The consequences of this for the 76ers is a significantly harder shot diet for the likes of Tyrese Maxey and Tobias Harris, both of whom have been terrific punching the wide-open gaps of the Raptors defense, but struggle significantly trying to do so against a Raptors defense that is more focused on closing gaps than opening them. The transition defense has improved immensely. But that's moreso an effort and execution thing. They still sink to the rim to stop the ball, then fire it out to run shooters off the line. This way you create the defensive back line for shooters to run into once you make them put it on the floor.

Also this creates a few natural points of resistance for Embiid, who wants to bash his way into low post position. The Raptors have done a great job of keeping him above the free throw line.

This is the same principle that the Raptors have had all year, only they're doing it much better now.

- Siakam loads up, sprints in, finger rolls it up and in. Beautiful move by Siakam.

SAMSON POLK: Offensively, there's some things going on. They're not really beating the zone to the shooting, but screening one side of it, cutting against the other, and throwing bodies at the rim, all while relying on Siakam to create as many opportunities as possible. The bet is that Siakam will receive so much attention that something opens up. Basically, they're finding some funky answers to hard questions. You wouldn't expect a Thad Young post up and a Precious Achiuwa 45 cut to be what undoes the 76ers, but it has. The Raptors have routinely flashed that to the 45 against the 76ers' zones and let the playmaking of Thad [INAUDIBLE] be their undoing.
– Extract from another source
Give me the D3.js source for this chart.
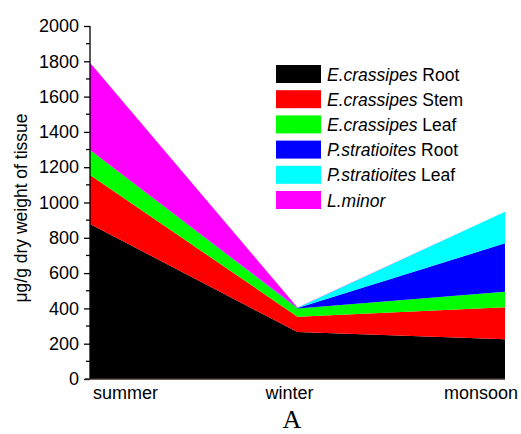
<!DOCTYPE html>
<html>
<head>
<meta charset="utf-8">
<script src="https://cdn.jsdelivr.net/npm/d3@7"></script>
<style>
  body { margin: 0; background: #fff; }
  svg { font-family: "Liberation Sans", Arial, sans-serif; }
</style>
</head>
<body>
<div id="chart"></div>
<script>
// data
const seasons = ["summer", "winter", "monsoon"];
const ecRoot = [878, 266, 225];
const ecStem = [278, 87, 181];
const ecLeaf = [141, 47, 89];
const psRoot = [0, 2, 274];
const psLeaf = [0, 1, 179];
const lMinor = [495, 2, 0];
const yTicks = [0, 200, 400, 600, 800, 1000, 1200, 1400, 1600, 1800, 2000];

const series = [
  {key: "ecRoot", vals: ecRoot, color: "#000000", sp: "E.crassipes", part: " Root"},
  {key: "ecStem", vals: ecStem, color: "#ff0000", sp: "E.crassipes", part: " Stem"},
  {key: "ecLeaf", vals: ecLeaf, color: "#00ff00", sp: "E.crassipes", part: " Leaf"},
  {key: "psRoot", vals: psRoot, color: "#0000ff", sp: "P.stratioites", part: " Root"},
  {key: "psLeaf", vals: psLeaf, color: "#00ffff", sp: "P.stratioites", part: " Leaf"},
  {key: "lMinor", vals: lMinor, color: "#ff00ff", sp: "L.minor", part: ""}
];

const rows = seasons.map((s, i) => {
  const r = {season: s};
  series.forEach(d => r[d.key] = d.vals[i]);
  return r;
});

const width = 521, height = 434;
const svg = d3.select("#chart").append("svg")
  .attr("width", width)
  .attr("height", height);

const x = d3.scalePoint().domain(seasons).range([90, 505]);
const y = d3.scaleLinear().domain([0, 2000]).range([379, 26]);

const stacked = d3.stack().keys(series.map(d => d.key))(rows);

const area = d3.area()
  .x(d => x(d.data.season))
  .y0(d => y(d[0]))
  .y1(d => y(d[1]));

svg.append("g").selectAll("path")
  .data(stacked)
  .join("path")
  .attr("d", area)
  .attr("fill", (d, i) => series[i].color);

// y axis, major + minor ticks
const yAxis = svg.append("g").attr("transform", "translate(90,0)");
yAxis.call(d3.axisLeft(y).tickValues(yTicks).tickFormat(d3.format("d")).tickSize(6).tickPadding(5))
  .call(g => g.selectAll("text").attr("font-size", 18).attr("fill", "#000"))
  .call(g => g.select(".domain").attr("stroke-width", 1.3))
  .call(g => g.selectAll(".tick line").attr("stroke-width", 1.3));
yAxis.selectAll(".minor")
  .data(d3.range(100, 2000, 200))
  .join("line")
  .attr("class", "minor")
  .attr("x1", -4).attr("x2", 0)
  .attr("y1", d => y(d)).attr("y2", d => y(d))
  .attr("stroke", "#000").attr("stroke-width", 1.3);
yAxis.select(".domain").attr("d", `M0,${y(2000)}V${y(0)}`);

// bottom line
svg.append("line")
  .attr("x1", 85).attr("x2", x("monsoon"))
  .attr("y1", y(0)).attr("y2", y(0))
  .attr("stroke", "#3a2d28").attr("stroke-width", 1.5);

// x labels
const xl = [
  {s: "summer", dx: 3, anchor: "start"},
  {s: "winter", dx: -8, anchor: "middle"},
  {s: "monsoon", dx: 13, anchor: "end"}
];
svg.selectAll(".xl")
  .data(xl)
  .join("text")
  .attr("x", d => x(d.s) + d.dx)
  .attr("y", 399)
  .attr("text-anchor", d => d.anchor)
  .attr("font-size", 18)
  .text(d => d.s);

// y label
svg.append("text")
  .attr("transform", "translate(27,208) rotate(-90)")
  .attr("text-anchor", "middle")
  .attr("font-size", 17.5)
  .text("μg/g dry weight of tissue");

// legend
const legend = svg.append("g").attr("transform", "translate(276,65)");
const item = legend.selectAll("g")
  .data(series)
  .join("g")
  .attr("transform", (d, i) => `translate(0,${i * 25.2})`);
item.append("rect")
  .attr("width", 45).attr("height", 18)
  .attr("fill", d => d.color);
const lt = item.append("text")
  .attr("x", 51).attr("y", 15.5)
  .attr("font-size", 17.5);
lt.append("tspan").attr("font-style", "italic").text(d => d.sp);
lt.append("tspan").text(d => d.part);

// panel letter
svg.append("text")
  .attr("x", 292).attr("y", 428)
  .attr("text-anchor", "middle")
  .attr("font-family", "Liberation Serif, Times New Roman, serif")
  .attr("font-size", 26)
  .text("A");
</script>
</body>
</html>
With VanVleet out, the Raptors have had to indulge in heliocentrism with Siakam. And that features Siakam, Siakam and Siakam-- 17, 17, 19, 22, 40. Those are the amount of pick and rolls Pascal Siakam ran by game, almost doubling the average. He's taking on way more pick and roll on ball possessions.

Every once in a while, ball handling duties will shift over to the likes of Anunoby or Trent Jr. But the Raptors like to keep Siakam in the vicinity. His response to the 76ers going under screens is to rescreen until it's a snug pick and roll, and he's working in the mid-range or short mid-range area where his money is made. And after a handful of games where Embiid sealed off the rim, the Raptors finally managed to tug him away from it, leave him in the dust, and finish there uncontested.

These decisions, these adjustments, these changes are the backbone for how the Raptors have turned the tide of this series. Other things have changed, but sometimes those are just a product of a player playing better. For example, a Trent Jr. and Khem Birch pick and roll that funnels into a Pascal triple isn't an adjustment. They try and make that happen many times over the course of a game.

That's just the guy hitting a shot. But we love that too. More adjustments might be coming, but the 76ers have to prove they can beat this game plan first. Two elimination opportunities have already gone to the wayside, and they moved the Raptors closer and closer to achieving history. Let's see if they do it.

Thanks for tuning in. This is "Spotlights" and I'll see you.